The Bus Routes of South London
Jah Wobble
Cherry Red’s new 21st-century compilation Dark Luminosity has its moments, but at four discs it’s simply too much. So for those whose interest in Wobble’s throbbing bass was rekindled by 2021’s Metal Box: Rebuilt in Dub, these nine glistening nocturnes composed on an iPad during bus rides are the place to board. “I found the experience entrancing,” Wobble writes, “for the most part anyway.” For the most part anyway, you will too.
Encore
If Van Morrison’s Moving on Skiffle has you craving more of the genre, Jasmine Records’ new Banjos, Tea Chests, Thimbles & Washboards: The Great UK Skiffle Boom! is a good place to start. Contemporaneous with the rock ’n’ roll that Sun Records was unleashing in the United States, skiffle spiked folk tunes with homemade instruments and happy tempos and was the United Kingdom’s way of telling Beethoven to roll over.
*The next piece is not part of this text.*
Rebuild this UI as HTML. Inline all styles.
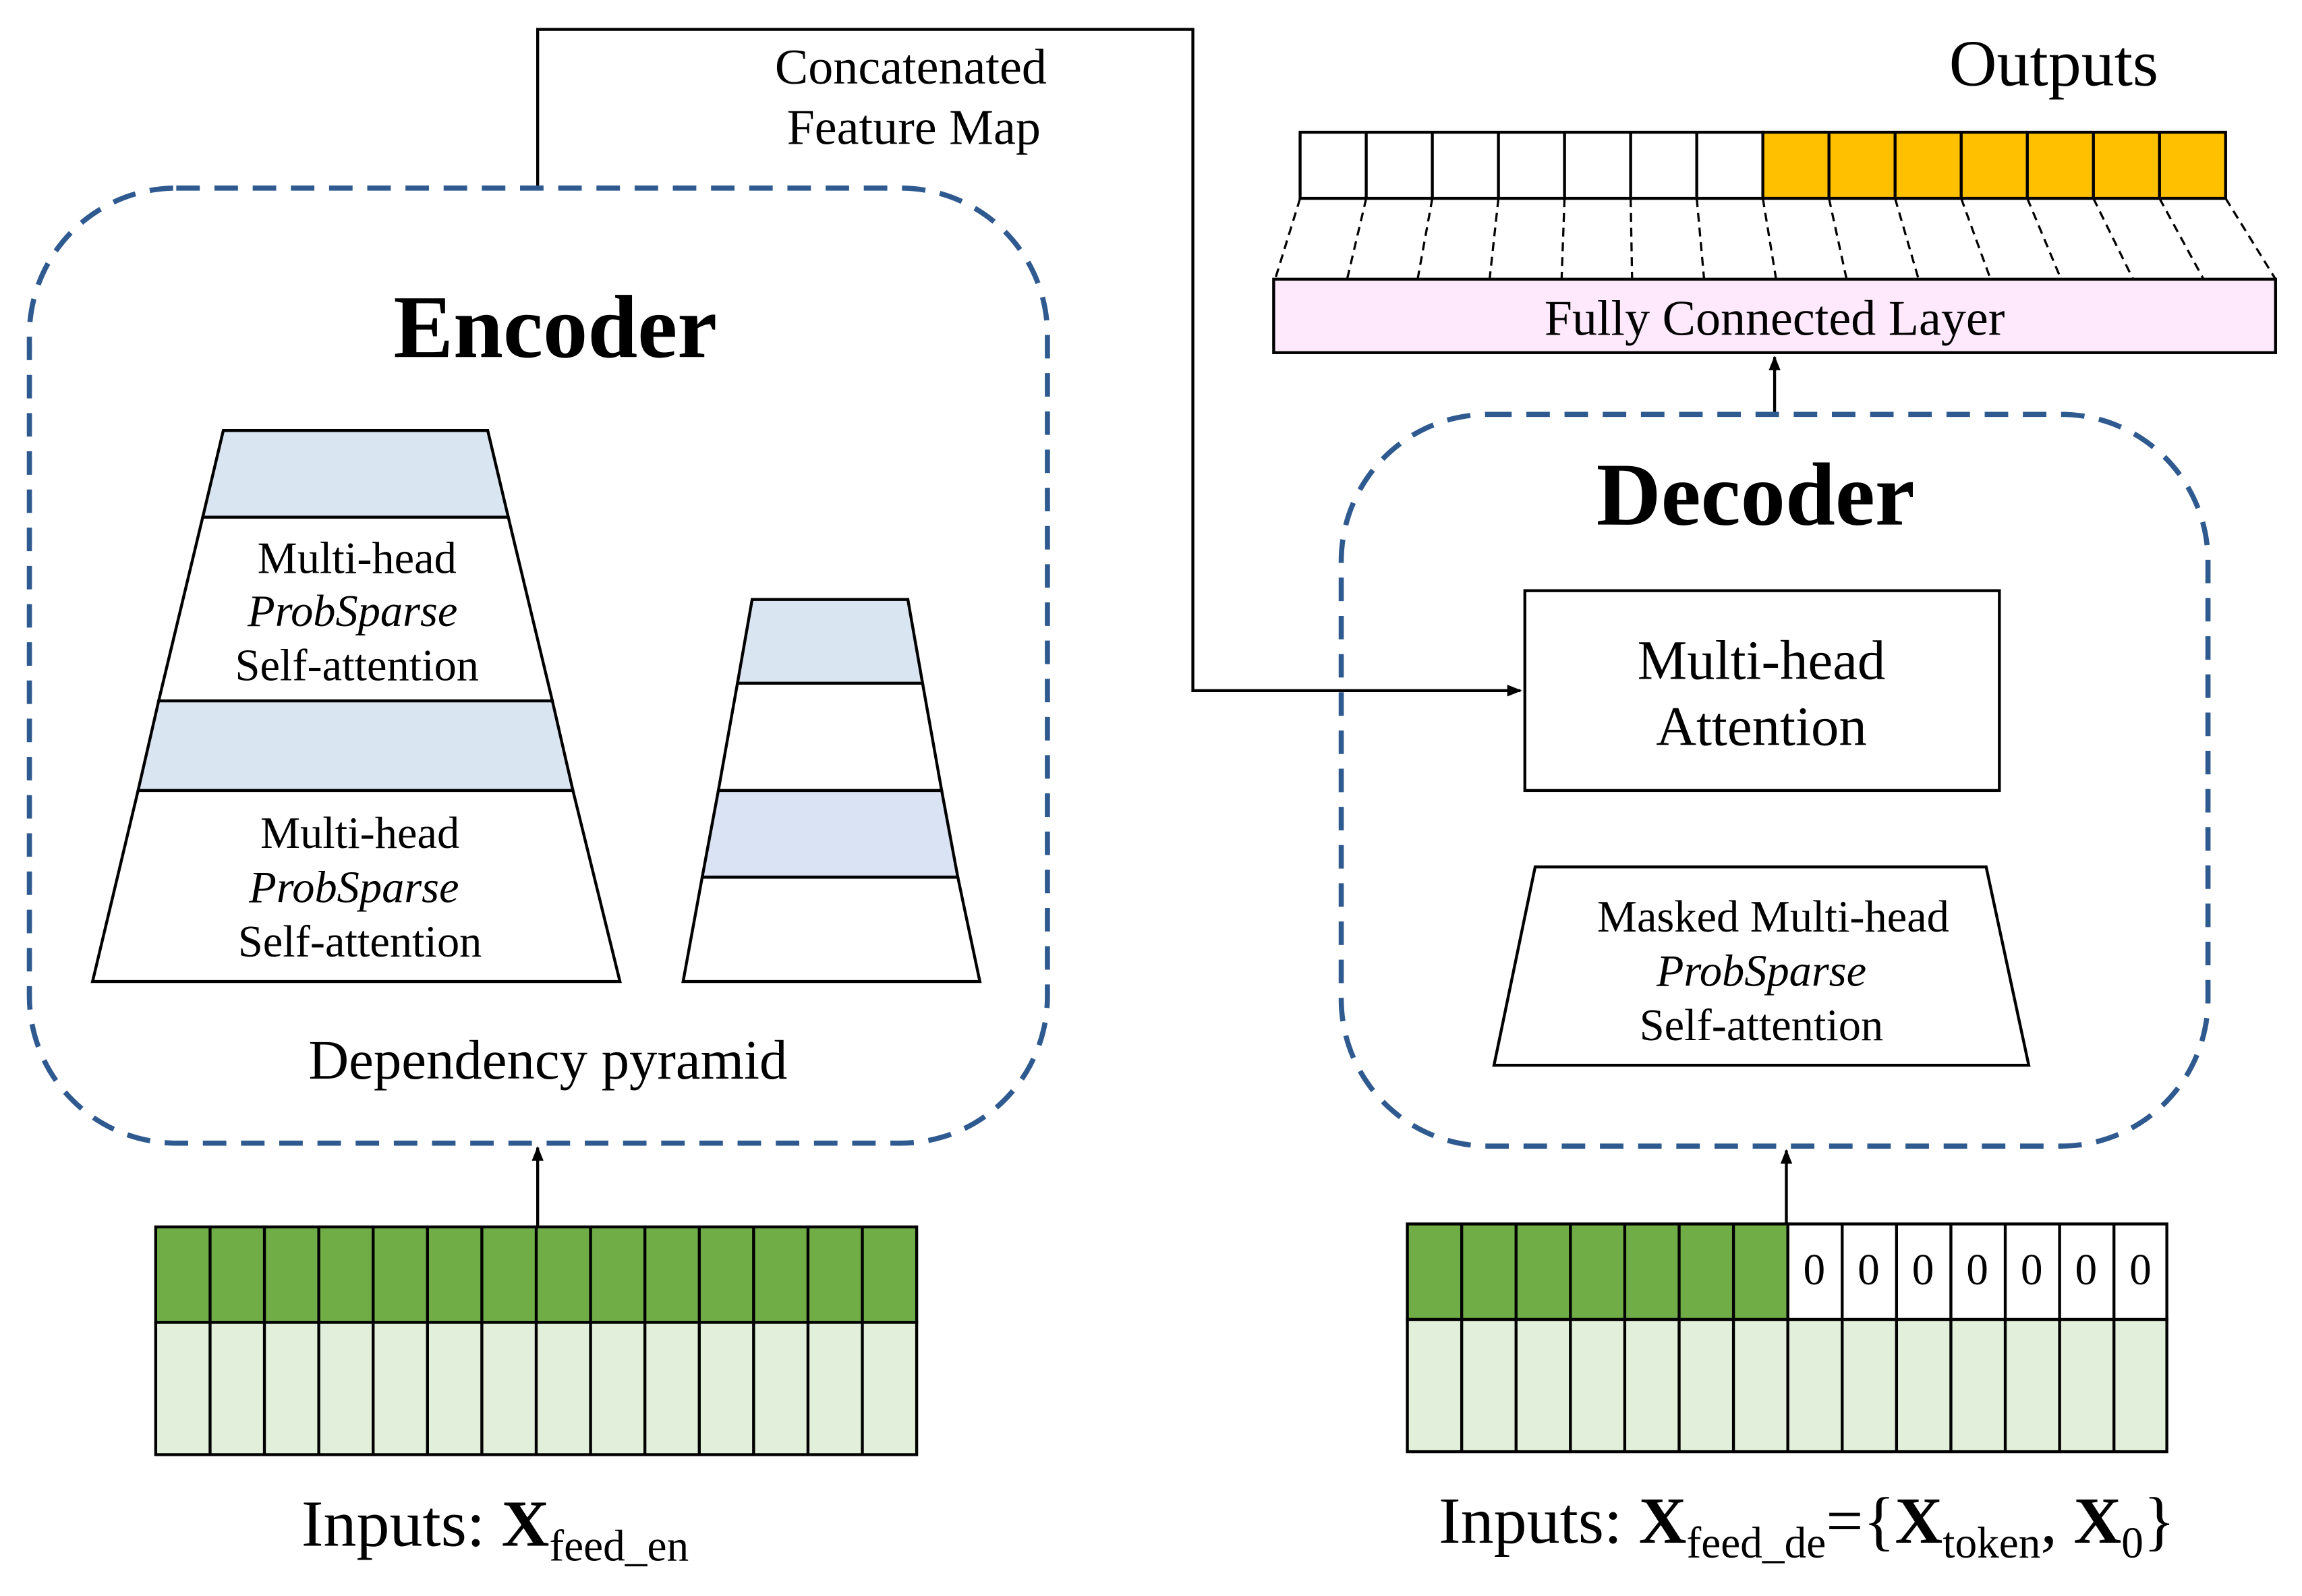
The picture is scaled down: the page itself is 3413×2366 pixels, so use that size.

Because folk first took root in the fertile soils of Christendom, skiffle did not shy away from traditional morality (Lorrae Desmond and Her Rebels’ “Preacher, Preacher”) or gospel (the Chris Barber Skiffle Group’s “Where Could I Go?,” the Delta Skiffle Group’s “Ain’t You Glad”). “Hallelujah, I’m saved from sin!” sang Lonnie Donegan, “The good Lord’s comin’ for to see me again.” The song? His version of “Rock Island Line,” the recording that got the skiffle craze rolling in the first place. —A.O.